======== Source records ========

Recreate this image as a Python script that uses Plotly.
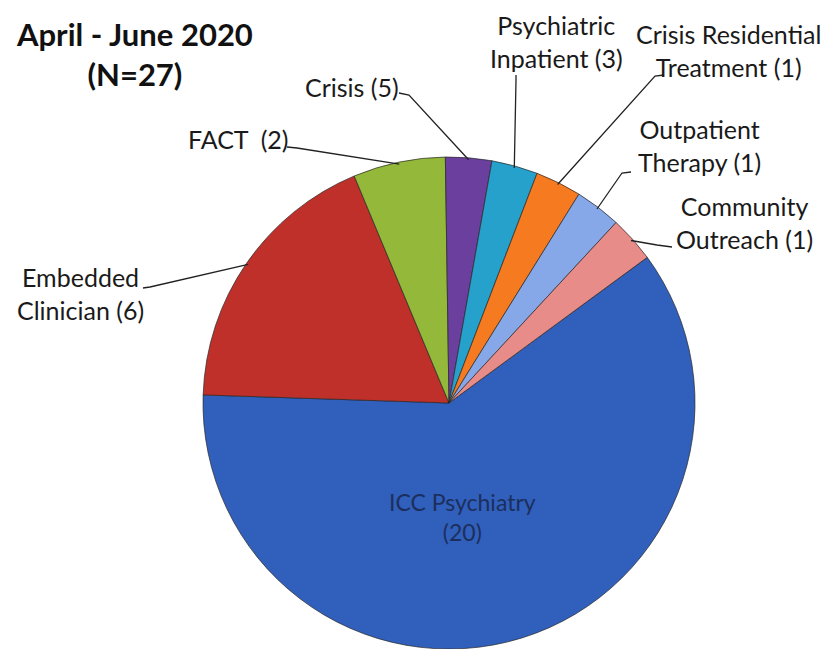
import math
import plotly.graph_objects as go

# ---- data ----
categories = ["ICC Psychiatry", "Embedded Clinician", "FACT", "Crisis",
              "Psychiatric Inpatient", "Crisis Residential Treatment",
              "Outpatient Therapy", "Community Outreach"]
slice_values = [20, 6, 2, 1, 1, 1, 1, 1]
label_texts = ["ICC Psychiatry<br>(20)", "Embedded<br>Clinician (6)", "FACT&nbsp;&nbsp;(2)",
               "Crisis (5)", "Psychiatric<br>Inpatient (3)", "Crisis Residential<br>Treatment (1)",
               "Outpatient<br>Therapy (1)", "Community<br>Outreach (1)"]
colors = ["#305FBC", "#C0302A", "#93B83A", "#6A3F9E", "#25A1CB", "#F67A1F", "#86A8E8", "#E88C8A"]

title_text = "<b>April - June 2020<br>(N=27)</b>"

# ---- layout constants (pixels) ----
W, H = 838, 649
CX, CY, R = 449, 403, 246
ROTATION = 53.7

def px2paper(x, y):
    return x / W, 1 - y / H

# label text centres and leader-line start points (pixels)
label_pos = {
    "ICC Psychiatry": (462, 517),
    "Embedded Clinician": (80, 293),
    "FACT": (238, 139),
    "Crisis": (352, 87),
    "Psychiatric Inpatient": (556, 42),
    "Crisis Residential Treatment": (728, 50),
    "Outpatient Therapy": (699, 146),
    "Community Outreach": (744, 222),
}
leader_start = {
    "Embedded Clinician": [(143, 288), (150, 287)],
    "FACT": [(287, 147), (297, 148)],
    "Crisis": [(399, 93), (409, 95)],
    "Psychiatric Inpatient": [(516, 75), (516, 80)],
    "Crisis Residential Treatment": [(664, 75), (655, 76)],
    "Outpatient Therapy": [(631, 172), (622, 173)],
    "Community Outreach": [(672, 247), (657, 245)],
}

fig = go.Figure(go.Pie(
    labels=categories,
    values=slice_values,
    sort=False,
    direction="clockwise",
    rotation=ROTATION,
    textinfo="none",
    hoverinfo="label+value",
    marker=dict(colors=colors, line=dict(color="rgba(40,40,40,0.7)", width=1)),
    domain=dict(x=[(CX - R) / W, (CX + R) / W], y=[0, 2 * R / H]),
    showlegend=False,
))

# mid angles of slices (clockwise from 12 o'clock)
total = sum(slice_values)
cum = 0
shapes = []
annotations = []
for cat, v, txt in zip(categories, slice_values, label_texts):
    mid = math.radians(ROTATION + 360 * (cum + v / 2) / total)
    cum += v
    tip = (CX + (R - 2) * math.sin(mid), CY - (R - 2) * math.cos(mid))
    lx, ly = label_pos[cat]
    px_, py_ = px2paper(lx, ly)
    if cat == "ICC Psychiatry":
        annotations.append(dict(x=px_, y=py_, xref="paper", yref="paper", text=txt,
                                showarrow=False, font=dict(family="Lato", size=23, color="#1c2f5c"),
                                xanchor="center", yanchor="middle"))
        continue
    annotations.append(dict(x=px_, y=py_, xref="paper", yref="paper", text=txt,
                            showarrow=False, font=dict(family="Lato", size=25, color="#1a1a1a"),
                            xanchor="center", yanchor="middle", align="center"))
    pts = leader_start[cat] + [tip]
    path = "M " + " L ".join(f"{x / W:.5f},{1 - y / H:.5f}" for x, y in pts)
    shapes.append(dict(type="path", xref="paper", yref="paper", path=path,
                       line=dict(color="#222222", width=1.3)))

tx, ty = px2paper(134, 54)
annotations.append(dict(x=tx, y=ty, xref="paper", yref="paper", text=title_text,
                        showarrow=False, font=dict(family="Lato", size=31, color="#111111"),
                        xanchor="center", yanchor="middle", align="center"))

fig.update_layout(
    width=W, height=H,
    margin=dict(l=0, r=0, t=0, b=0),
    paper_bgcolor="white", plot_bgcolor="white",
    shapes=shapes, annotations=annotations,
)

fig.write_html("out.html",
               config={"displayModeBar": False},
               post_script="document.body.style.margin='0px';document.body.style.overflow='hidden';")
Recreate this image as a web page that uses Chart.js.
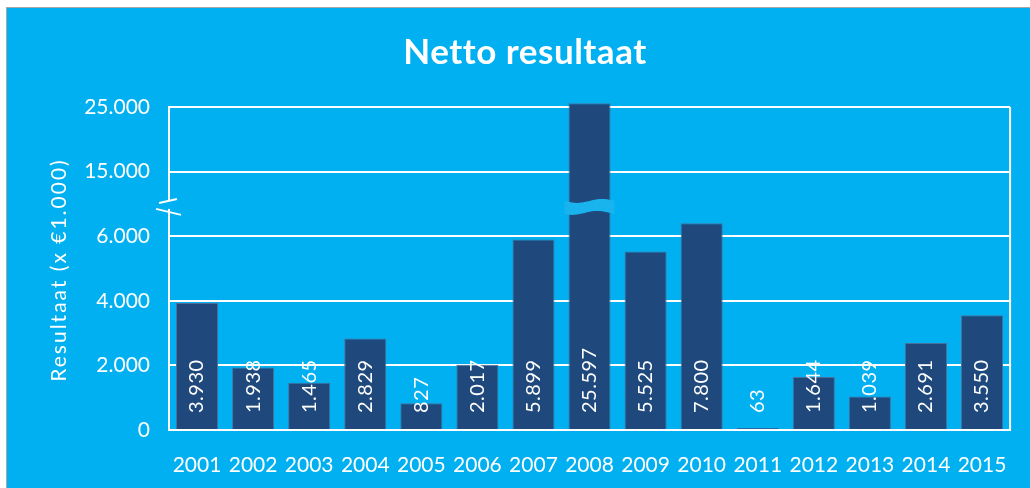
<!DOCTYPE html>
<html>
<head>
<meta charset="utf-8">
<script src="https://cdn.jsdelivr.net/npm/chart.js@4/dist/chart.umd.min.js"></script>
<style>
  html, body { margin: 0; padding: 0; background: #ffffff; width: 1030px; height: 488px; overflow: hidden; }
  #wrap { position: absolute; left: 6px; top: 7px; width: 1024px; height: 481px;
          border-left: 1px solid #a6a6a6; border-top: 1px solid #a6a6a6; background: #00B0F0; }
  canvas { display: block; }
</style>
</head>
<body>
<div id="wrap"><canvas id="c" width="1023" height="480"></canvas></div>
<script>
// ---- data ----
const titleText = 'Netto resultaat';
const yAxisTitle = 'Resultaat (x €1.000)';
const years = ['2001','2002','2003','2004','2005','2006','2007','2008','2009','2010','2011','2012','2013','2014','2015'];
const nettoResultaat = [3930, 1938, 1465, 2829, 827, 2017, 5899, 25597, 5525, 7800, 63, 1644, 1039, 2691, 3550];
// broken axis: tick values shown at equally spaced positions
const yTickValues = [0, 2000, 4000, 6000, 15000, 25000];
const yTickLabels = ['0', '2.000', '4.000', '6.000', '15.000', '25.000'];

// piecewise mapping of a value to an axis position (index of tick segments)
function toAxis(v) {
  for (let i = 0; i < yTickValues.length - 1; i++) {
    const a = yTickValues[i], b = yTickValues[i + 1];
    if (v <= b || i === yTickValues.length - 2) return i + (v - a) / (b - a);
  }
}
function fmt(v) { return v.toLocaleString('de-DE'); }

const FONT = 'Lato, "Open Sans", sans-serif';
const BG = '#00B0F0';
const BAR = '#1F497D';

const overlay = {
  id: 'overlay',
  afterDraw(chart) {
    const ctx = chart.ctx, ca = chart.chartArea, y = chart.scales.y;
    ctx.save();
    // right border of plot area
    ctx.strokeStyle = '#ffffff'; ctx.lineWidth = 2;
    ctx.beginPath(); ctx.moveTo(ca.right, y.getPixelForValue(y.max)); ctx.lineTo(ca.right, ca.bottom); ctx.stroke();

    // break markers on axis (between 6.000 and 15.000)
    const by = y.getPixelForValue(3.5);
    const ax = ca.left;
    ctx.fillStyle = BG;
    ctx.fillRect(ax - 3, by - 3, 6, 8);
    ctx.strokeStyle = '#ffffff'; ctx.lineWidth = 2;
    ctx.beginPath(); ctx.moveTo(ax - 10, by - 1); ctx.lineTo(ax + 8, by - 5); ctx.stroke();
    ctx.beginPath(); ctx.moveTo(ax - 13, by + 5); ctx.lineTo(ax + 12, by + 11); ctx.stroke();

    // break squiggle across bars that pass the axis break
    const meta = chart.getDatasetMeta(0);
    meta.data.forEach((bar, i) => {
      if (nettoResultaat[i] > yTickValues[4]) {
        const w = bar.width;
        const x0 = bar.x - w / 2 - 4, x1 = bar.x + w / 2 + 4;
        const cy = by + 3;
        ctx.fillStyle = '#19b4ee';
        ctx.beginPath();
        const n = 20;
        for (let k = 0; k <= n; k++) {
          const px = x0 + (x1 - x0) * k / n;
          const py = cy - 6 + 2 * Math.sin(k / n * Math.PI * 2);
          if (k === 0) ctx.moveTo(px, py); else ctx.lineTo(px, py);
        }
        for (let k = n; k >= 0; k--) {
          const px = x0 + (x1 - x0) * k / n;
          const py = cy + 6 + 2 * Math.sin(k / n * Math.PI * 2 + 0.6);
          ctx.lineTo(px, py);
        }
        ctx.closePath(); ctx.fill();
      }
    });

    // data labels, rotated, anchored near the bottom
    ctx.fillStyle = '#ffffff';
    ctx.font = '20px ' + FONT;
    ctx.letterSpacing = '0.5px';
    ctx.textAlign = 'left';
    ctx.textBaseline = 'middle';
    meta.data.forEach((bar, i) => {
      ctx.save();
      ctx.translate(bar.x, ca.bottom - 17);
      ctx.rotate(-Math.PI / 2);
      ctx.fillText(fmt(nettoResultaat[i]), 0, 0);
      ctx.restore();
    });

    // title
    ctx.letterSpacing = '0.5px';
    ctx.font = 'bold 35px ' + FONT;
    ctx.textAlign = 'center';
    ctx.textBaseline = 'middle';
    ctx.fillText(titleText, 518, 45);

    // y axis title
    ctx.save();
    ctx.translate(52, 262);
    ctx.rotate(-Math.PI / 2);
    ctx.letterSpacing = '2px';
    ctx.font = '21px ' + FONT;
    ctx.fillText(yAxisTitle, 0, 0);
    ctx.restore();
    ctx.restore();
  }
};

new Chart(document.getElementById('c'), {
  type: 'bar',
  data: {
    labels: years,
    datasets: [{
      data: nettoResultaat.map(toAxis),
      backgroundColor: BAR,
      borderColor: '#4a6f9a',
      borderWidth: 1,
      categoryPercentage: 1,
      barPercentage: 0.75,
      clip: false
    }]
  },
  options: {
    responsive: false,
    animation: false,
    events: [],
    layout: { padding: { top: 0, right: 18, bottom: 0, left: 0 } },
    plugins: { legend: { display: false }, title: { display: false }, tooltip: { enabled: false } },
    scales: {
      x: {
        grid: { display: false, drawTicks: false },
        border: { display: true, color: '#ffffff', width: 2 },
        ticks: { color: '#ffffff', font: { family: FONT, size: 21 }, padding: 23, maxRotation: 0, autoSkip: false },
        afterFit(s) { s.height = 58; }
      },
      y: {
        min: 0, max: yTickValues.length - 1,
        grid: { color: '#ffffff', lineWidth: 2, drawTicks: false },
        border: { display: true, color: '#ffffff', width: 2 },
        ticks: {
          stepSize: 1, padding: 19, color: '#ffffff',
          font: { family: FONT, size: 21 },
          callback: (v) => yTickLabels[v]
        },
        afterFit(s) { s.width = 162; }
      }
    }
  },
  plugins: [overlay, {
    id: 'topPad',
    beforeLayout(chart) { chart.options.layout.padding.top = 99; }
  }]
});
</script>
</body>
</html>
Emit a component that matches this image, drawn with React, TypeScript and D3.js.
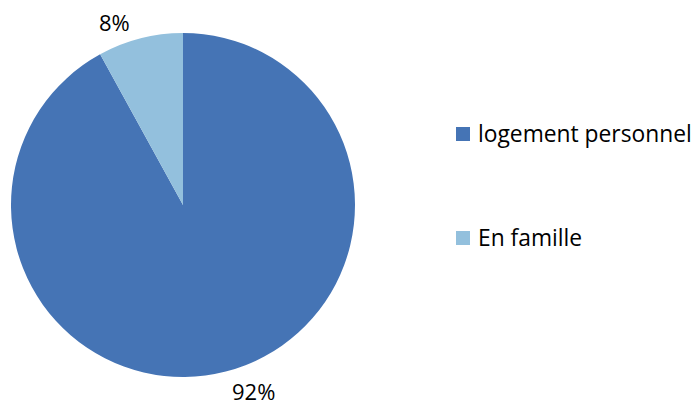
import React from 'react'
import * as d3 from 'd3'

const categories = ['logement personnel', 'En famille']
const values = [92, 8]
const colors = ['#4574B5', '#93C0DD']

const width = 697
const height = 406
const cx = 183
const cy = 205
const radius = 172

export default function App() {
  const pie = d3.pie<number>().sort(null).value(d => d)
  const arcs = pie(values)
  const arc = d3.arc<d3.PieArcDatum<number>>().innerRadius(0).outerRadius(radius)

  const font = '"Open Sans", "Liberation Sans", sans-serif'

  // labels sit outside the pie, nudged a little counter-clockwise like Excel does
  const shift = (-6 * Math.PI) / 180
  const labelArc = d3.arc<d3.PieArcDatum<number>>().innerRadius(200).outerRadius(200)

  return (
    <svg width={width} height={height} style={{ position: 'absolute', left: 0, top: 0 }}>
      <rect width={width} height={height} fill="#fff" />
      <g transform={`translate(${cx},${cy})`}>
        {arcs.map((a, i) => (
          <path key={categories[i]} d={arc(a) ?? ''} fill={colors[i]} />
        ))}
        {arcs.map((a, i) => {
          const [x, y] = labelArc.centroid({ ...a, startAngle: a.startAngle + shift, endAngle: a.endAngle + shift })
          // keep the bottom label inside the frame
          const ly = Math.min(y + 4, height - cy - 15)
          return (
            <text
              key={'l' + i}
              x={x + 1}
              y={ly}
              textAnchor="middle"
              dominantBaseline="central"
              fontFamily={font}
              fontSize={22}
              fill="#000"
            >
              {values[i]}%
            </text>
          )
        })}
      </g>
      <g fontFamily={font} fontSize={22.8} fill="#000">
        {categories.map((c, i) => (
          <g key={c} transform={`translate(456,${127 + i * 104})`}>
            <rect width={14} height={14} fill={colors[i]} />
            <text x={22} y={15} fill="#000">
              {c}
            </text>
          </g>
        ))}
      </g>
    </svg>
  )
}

========

> _Task goal_: Leave out all pictures and retype precisely the lines that run from the line containing "Emit a component" to the last line of the records.

> _Correct output_:
Emit a component that matches this image, drawn with React, TypeScript and D3.js.
import React from 'react'
import * as d3 from 'd3'

const categories = ['logement personnel', 'En famille']
const values = [92, 8]
const colors = ['#4574B5', '#93C0DD']

const width = 697
const height = 406
const cx = 183
const cy = 205
const radius = 172

export default function App() {
  const pie = d3.pie<number>().sort(null).value(d => d)
  const arcs = pie(values)
  const arc = d3.arc<d3.PieArcDatum<number>>().innerRadius(0).outerRadius(radius)

  const font = '"Open Sans", "Liberation Sans", sans-serif'

  // labels sit outside the pie, nudged a little counter-clockwise like Excel does
  const shift = (-6 * Math.PI) / 180
  const labelArc = d3.arc<d3.PieArcDatum<number>>().innerRadius(200).outerRadius(200)

  return (
    <svg width={width} height={height} style={{ position: 'absolute', left: 0, top: 0 }}>
      <rect width={width} height={height} fill="#fff" />
      <g transform={`translate(${cx},${cy})`}>
        {arcs.map((a, i) => (
          <path key={categories[i]} d={arc(a) ?? ''} fill={colors[i]} />
        ))}
        {arcs.map((a, i) => {
          const [x, y] = labelArc.centroid({ ...a, startAngle: a.startAngle + shift, endAngle: a.endAngle + shift })
          // keep the bottom label inside the frame
          const ly = Math.min(y + 4, height - cy - 15)
          return (
            <text
              key={'l' + i}
              x={x + 1}
              y={ly}
              textAnchor="middle"
              dominantBaseline="central"
              fontFamily={font}
              fontSize={22}
              fill="#000"
            >
              {values[i]}%
            </text>
          )
        })}
      </g>
      <g fontFamily={font} fontSize={22.8} fill="#000">
        {categories.map((c, i) => (
          <g key={c} transform={`translate(456,${127 + i * 104})`}>
            <rect width={14} height={14} fill={colors[i]} />
            <text x={22} y={15} fill="#000">
              {c}
            </text>
          </g>
        ))}
      </g>
    </svg>
  )
}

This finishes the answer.